Write out the data again exactly, skipping every picture.

# Data extract
==================================================
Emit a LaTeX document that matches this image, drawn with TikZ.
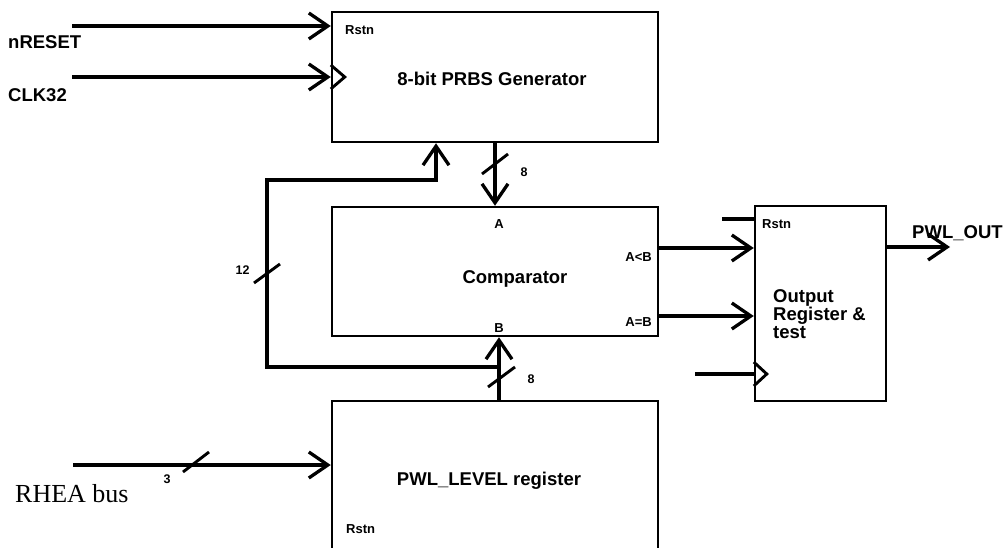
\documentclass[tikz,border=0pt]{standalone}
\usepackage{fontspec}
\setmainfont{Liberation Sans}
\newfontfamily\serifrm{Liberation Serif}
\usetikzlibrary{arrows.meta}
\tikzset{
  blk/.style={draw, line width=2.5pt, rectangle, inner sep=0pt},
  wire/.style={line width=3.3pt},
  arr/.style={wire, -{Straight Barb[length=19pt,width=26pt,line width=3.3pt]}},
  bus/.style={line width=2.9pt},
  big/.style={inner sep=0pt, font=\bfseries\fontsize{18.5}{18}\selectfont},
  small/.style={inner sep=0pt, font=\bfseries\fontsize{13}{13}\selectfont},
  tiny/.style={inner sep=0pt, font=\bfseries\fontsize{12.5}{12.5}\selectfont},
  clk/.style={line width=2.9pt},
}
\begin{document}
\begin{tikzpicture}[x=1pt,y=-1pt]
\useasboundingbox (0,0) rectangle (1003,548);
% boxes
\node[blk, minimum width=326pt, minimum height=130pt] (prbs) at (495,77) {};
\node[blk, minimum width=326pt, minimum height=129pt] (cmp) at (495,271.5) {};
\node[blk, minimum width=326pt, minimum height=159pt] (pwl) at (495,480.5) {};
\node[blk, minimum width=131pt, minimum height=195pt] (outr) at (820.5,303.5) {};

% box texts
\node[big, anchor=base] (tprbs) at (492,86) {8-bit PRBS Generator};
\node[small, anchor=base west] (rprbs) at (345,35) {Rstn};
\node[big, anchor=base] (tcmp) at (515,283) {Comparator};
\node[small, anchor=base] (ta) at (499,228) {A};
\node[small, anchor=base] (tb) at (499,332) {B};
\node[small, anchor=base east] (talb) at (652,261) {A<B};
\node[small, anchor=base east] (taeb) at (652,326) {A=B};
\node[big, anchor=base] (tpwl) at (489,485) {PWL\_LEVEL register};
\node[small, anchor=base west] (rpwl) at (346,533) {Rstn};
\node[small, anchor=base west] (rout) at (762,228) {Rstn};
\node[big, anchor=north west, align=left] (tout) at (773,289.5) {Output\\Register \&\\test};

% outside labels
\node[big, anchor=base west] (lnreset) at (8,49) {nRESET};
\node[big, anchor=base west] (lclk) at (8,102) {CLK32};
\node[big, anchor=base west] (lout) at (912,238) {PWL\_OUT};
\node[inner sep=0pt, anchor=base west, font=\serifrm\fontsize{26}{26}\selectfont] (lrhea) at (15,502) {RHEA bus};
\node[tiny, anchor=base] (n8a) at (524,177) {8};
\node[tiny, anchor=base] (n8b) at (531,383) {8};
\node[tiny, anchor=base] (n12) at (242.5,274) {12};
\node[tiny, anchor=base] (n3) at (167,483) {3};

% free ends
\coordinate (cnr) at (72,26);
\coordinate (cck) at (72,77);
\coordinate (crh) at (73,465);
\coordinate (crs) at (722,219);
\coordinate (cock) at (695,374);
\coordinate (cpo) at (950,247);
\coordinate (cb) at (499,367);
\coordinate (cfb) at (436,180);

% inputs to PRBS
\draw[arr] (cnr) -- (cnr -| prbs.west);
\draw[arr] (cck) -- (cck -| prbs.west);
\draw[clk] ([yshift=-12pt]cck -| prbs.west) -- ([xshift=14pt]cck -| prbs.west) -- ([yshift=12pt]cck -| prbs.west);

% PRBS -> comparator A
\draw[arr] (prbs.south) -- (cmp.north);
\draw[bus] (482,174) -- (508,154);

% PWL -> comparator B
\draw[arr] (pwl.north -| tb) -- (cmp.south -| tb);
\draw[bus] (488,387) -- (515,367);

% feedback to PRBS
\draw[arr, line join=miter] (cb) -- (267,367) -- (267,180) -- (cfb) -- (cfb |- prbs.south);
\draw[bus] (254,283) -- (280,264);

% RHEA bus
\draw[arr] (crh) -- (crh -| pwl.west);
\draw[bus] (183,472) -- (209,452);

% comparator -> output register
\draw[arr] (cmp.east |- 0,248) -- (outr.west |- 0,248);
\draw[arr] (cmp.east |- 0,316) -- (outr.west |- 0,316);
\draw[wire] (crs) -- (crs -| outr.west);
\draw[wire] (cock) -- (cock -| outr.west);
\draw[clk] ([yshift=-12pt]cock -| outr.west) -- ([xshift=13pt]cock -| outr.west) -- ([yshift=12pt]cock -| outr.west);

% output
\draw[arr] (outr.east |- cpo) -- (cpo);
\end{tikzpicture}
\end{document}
==================================================
# Reply
Emit a LaTeX document that matches this image, drawn with TikZ.
\documentclass[tikz,border=0pt]{standalone}
\usepackage{fontspec}
\setmainfont{Liberation Sans}
\newfontfamily\serifrm{Liberation Serif}
\usetikzlibrary{arrows.meta}
\tikzset{
  blk/.style={draw, line width=2.5pt, rectangle, inner sep=0pt},
  wire/.style={line width=3.3pt},
  arr/.style={wire, -{Straight Barb[length=19pt,width=26pt,line width=3.3pt]}},
  bus/.style={line width=2.9pt},
  big/.style={inner sep=0pt, font=\bfseries\fontsize{18.5}{18}\selectfont},
  small/.style={inner sep=0pt, font=\bfseries\fontsize{13}{13}\selectfont},
  tiny/.style={inner sep=0pt, font=\bfseries\fontsize{12.5}{12.5}\selectfont},
  clk/.style={line width=2.9pt},
}
\begin{document}
\begin{tikzpicture}[x=1pt,y=-1pt]
\useasboundingbox (0,0) rectangle (1003,548);
% boxes
\node[blk, minimum width=326pt, minimum height=130pt] (prbs) at (495,77) {};
\node[blk, minimum width=326pt, minimum height=129pt] (cmp) at (495,271.5) {};
\node[blk, minimum width=326pt, minimum height=159pt] (pwl) at (495,480.5) {};
\node[blk, minimum width=131pt, minimum height=195pt] (outr) at (820.5,303.5) {};

% box texts
\node[big, anchor=base] (tprbs) at (492,86) {8-bit PRBS Generator};
\node[small, anchor=base west] (rprbs) at (345,35) {Rstn};
\node[big, anchor=base] (tcmp) at (515,283) {Comparator};
\node[small, anchor=base] (ta) at (499,228) {A};
\node[small, anchor=base] (tb) at (499,332) {B};
\node[small, anchor=base east] (talb) at (652,261) {A<B};
\node[small, anchor=base east] (taeb) at (652,326) {A=B};
\node[big, anchor=base] (tpwl) at (489,485) {PWL\_LEVEL register};
\node[small, anchor=base west] (rpwl) at (346,533) {Rstn};
\node[small, anchor=base west] (rout) at (762,228) {Rstn};
\node[big, anchor=north west, align=left] (tout) at (773,289.5) {Output\\Register \&\\test};

% outside labels
\node[big, anchor=base west] (lnreset) at (8,49) {nRESET};
\node[big, anchor=base west] (lclk) at (8,102) {CLK32};
\node[big, anchor=base west] (lout) at (912,238) {PWL\_OUT};
\node[inner sep=0pt, anchor=base west, font=\serifrm\fontsize{26}{26}\selectfont] (lrhea) at (15,502) {RHEA bus};
\node[tiny, anchor=base] (n8a) at (524,177) {8};
\node[tiny, anchor=base] (n8b) at (531,383) {8};
\node[tiny, anchor=base] (n12) at (242.5,274) {12};
\node[tiny, anchor=base] (n3) at (167,483) {3};

% free ends
\coordinate (cnr) at (72,26);
\coordinate (cck) at (72,77);
\coordinate (crh) at (73,465);
\coordinate (crs) at (722,219);
\coordinate (cock) at (695,374);
\coordinate (cpo) at (950,247);
\coordinate (cb) at (499,367);
\coordinate (cfb) at (436,180);

% inputs to PRBS
\draw[arr] (cnr) -- (cnr -| prbs.west);
\draw[arr] (cck) -- (cck -| prbs.west);
\draw[clk] ([yshift=-12pt]cck -| prbs.west) -- ([xshift=14pt]cck -| prbs.west) -- ([yshift=12pt]cck -| prbs.west);

% PRBS -> comparator A
\draw[arr] (prbs.south) -- (cmp.north);
\draw[bus] (482,174) -- (508,154);

% PWL -> comparator B
\draw[arr] (pwl.north -| tb) -- (cmp.south -| tb);
\draw[bus] (488,387) -- (515,367);

% feedback to PRBS
\draw[arr, line join=miter] (cb) -- (267,367) -- (267,180) -- (cfb) -- (cfb |- prbs.south);
\draw[bus] (254,283) -- (280,264);

% RHEA bus
\draw[arr] (crh) -- (crh -| pwl.west);
\draw[bus] (183,472) -- (209,452);

% comparator -> output register
\draw[arr] (cmp.east |- 0,248) -- (outr.west |- 0,248);
\draw[arr] (cmp.east |- 0,316) -- (outr.west |- 0,316);
\draw[wire] (crs) -- (crs -| outr.west);
\draw[wire] (cock) -- (cock -| outr.west);
\draw[clk] ([yshift=-12pt]cock -| outr.west) -- ([xshift=13pt]cock -| outr.west) -- ([yshift=12pt]cock -| outr.west);

% output
\draw[arr] (outr.east |- cpo) -- (cpo);
\end{tikzpicture}
\end{document}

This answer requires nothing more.